■ Job
Which lines have the string "code"? Copy all of them from the entries below.

■ Provided records
"""
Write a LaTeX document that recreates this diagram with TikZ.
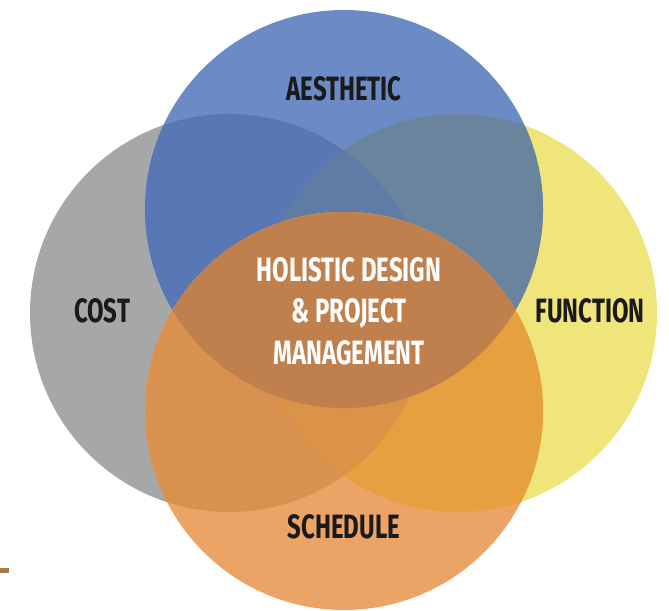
"""
"""
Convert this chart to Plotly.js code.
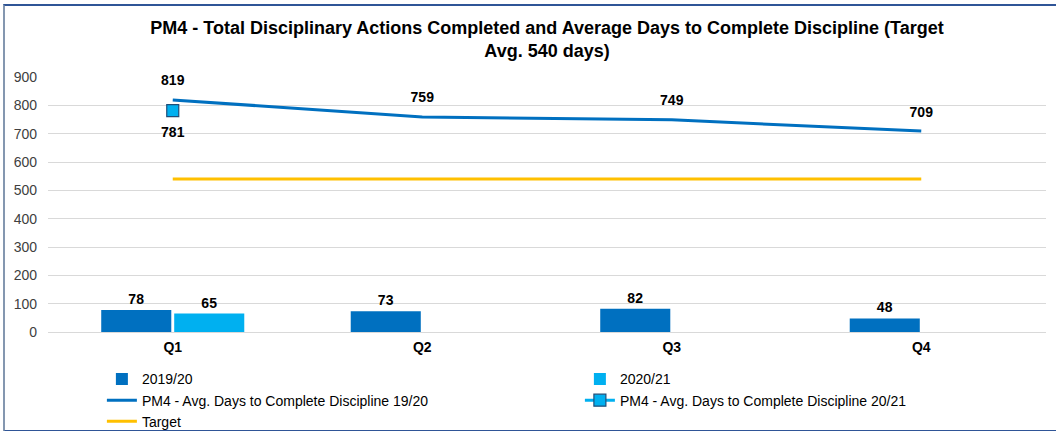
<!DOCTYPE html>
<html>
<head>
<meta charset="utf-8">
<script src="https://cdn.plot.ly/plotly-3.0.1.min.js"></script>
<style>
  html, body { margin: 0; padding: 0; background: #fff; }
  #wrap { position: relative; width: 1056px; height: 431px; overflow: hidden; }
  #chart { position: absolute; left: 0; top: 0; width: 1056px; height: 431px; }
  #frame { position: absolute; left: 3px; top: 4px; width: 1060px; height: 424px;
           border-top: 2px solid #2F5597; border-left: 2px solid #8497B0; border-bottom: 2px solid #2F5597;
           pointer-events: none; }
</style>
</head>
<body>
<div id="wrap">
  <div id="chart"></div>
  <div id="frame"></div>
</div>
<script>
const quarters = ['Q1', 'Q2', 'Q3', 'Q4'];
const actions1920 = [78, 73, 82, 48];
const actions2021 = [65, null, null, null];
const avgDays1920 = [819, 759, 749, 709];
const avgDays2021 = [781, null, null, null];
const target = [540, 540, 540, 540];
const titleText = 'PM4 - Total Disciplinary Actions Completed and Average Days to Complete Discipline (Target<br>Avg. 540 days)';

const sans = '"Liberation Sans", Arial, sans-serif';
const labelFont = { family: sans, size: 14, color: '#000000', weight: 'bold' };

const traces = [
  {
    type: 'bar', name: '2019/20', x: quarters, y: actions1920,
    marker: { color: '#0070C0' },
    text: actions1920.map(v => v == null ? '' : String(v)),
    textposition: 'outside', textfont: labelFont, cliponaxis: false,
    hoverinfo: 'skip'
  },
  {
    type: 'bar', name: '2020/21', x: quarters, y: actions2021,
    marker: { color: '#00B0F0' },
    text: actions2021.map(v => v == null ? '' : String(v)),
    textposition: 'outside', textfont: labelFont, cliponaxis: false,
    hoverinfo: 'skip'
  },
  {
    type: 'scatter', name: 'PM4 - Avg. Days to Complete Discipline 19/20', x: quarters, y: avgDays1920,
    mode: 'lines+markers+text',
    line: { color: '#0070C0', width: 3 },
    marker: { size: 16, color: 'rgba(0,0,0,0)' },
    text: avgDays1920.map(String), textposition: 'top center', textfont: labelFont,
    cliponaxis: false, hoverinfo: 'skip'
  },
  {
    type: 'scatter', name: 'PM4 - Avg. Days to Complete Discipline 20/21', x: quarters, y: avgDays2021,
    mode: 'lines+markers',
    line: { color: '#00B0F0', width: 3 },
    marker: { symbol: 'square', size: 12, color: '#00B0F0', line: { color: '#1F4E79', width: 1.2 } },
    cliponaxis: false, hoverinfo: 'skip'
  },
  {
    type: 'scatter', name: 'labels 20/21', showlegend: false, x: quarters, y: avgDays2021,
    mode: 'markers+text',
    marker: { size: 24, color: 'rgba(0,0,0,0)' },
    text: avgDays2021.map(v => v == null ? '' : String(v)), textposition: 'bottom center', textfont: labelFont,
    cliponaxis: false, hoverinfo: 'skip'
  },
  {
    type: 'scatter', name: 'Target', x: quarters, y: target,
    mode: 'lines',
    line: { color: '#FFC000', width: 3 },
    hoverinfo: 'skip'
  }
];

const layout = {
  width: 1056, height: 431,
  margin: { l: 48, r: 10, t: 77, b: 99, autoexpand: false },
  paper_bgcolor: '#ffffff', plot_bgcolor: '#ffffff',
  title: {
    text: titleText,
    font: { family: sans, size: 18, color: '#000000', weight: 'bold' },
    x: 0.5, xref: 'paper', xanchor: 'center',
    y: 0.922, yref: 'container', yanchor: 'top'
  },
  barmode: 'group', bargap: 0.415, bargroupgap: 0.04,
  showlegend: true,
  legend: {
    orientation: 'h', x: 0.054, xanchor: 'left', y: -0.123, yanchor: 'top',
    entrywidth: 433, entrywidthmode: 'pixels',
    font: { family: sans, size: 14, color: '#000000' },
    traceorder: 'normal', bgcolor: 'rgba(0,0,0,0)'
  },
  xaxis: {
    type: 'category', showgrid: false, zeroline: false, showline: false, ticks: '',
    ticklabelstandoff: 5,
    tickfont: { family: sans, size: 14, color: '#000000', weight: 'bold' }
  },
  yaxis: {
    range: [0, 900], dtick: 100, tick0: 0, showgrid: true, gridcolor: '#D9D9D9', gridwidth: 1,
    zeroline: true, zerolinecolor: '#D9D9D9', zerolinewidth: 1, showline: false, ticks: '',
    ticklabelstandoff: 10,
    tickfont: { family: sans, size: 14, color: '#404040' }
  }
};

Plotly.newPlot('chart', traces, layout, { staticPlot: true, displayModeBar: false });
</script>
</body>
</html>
"""
"""
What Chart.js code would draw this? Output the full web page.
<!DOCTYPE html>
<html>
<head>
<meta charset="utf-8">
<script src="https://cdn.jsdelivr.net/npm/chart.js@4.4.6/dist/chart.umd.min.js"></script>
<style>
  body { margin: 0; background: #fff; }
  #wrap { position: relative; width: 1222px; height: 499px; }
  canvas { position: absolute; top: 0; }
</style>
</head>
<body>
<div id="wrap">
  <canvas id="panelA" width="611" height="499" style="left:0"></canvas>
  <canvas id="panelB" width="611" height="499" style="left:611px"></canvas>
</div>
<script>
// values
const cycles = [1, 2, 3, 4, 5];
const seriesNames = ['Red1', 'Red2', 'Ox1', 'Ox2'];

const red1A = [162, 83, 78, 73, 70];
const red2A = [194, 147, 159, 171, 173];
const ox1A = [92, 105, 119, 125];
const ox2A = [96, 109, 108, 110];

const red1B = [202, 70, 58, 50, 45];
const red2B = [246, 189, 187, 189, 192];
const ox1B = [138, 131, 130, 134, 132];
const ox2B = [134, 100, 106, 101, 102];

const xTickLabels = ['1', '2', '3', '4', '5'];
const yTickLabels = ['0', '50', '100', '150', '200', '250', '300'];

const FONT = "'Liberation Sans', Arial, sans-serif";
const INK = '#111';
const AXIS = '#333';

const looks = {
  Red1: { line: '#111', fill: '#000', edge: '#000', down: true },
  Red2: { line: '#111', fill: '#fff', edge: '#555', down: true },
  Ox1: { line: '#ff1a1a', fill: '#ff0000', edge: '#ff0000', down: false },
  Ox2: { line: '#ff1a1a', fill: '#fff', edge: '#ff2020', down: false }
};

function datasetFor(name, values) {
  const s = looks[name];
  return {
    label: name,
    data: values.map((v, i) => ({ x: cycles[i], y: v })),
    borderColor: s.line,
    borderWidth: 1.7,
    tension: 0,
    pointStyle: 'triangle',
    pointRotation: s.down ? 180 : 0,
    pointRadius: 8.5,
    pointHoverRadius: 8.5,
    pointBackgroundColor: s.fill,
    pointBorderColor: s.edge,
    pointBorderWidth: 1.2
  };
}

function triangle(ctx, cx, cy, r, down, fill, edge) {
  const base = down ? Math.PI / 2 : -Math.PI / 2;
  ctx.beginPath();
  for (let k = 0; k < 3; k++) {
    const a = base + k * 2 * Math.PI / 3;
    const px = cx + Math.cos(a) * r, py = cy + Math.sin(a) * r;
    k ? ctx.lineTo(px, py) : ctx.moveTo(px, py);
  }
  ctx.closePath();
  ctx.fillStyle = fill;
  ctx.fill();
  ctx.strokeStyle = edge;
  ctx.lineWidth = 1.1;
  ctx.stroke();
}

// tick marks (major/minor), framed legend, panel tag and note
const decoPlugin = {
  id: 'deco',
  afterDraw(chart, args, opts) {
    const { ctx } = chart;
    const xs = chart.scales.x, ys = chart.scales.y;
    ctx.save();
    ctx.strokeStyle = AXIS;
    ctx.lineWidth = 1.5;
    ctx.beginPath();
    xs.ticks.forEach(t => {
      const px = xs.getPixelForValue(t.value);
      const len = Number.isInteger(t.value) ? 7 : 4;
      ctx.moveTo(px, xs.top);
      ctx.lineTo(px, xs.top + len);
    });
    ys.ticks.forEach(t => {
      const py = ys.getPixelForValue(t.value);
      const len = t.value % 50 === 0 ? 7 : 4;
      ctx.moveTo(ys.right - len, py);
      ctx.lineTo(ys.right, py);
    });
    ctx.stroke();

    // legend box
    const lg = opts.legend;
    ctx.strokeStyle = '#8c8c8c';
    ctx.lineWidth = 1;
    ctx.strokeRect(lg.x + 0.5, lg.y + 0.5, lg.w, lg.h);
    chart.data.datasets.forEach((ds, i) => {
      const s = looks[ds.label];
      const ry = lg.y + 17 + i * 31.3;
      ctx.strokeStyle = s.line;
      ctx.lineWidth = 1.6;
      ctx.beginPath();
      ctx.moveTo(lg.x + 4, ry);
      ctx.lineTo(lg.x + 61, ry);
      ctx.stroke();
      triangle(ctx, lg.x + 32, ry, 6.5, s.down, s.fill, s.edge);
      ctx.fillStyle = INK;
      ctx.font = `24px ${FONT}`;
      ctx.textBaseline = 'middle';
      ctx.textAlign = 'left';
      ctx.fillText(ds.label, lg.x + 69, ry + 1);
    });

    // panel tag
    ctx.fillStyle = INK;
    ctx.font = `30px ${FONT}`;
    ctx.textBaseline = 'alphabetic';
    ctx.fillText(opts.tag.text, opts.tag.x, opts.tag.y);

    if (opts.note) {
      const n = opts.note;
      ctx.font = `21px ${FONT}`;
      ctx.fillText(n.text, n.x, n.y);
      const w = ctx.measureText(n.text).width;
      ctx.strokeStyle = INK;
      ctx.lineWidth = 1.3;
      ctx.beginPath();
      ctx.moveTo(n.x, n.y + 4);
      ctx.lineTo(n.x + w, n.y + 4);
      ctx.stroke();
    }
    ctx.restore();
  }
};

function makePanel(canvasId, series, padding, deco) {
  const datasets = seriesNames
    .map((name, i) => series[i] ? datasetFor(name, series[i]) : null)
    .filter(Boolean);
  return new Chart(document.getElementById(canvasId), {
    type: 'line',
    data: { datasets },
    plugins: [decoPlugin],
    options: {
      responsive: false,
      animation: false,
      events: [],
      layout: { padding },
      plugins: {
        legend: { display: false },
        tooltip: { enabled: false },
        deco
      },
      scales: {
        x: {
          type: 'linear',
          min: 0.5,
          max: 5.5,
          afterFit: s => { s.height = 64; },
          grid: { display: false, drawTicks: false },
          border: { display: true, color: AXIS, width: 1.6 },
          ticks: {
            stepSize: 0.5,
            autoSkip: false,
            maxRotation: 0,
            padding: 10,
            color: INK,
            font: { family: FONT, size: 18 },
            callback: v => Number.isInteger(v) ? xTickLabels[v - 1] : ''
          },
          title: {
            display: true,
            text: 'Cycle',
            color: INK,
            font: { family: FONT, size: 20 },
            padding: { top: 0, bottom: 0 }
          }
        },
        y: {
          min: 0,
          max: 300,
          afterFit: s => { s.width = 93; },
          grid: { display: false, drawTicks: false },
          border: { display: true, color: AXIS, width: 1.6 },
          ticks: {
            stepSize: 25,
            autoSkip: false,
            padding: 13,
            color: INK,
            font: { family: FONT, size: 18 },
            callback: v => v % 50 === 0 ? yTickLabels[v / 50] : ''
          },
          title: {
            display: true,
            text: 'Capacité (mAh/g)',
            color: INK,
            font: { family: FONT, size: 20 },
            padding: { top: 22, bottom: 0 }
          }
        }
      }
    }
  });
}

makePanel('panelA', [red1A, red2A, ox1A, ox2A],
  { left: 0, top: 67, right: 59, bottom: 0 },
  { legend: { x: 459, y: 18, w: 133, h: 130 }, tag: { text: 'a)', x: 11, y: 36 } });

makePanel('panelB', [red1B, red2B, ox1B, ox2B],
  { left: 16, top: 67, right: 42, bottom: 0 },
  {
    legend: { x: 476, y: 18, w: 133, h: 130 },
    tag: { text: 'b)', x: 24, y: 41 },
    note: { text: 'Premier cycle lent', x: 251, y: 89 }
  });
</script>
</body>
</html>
"""
■ Solution below
Convert this chart to Plotly.js code.
What Chart.js code would draw this? Output the full web page.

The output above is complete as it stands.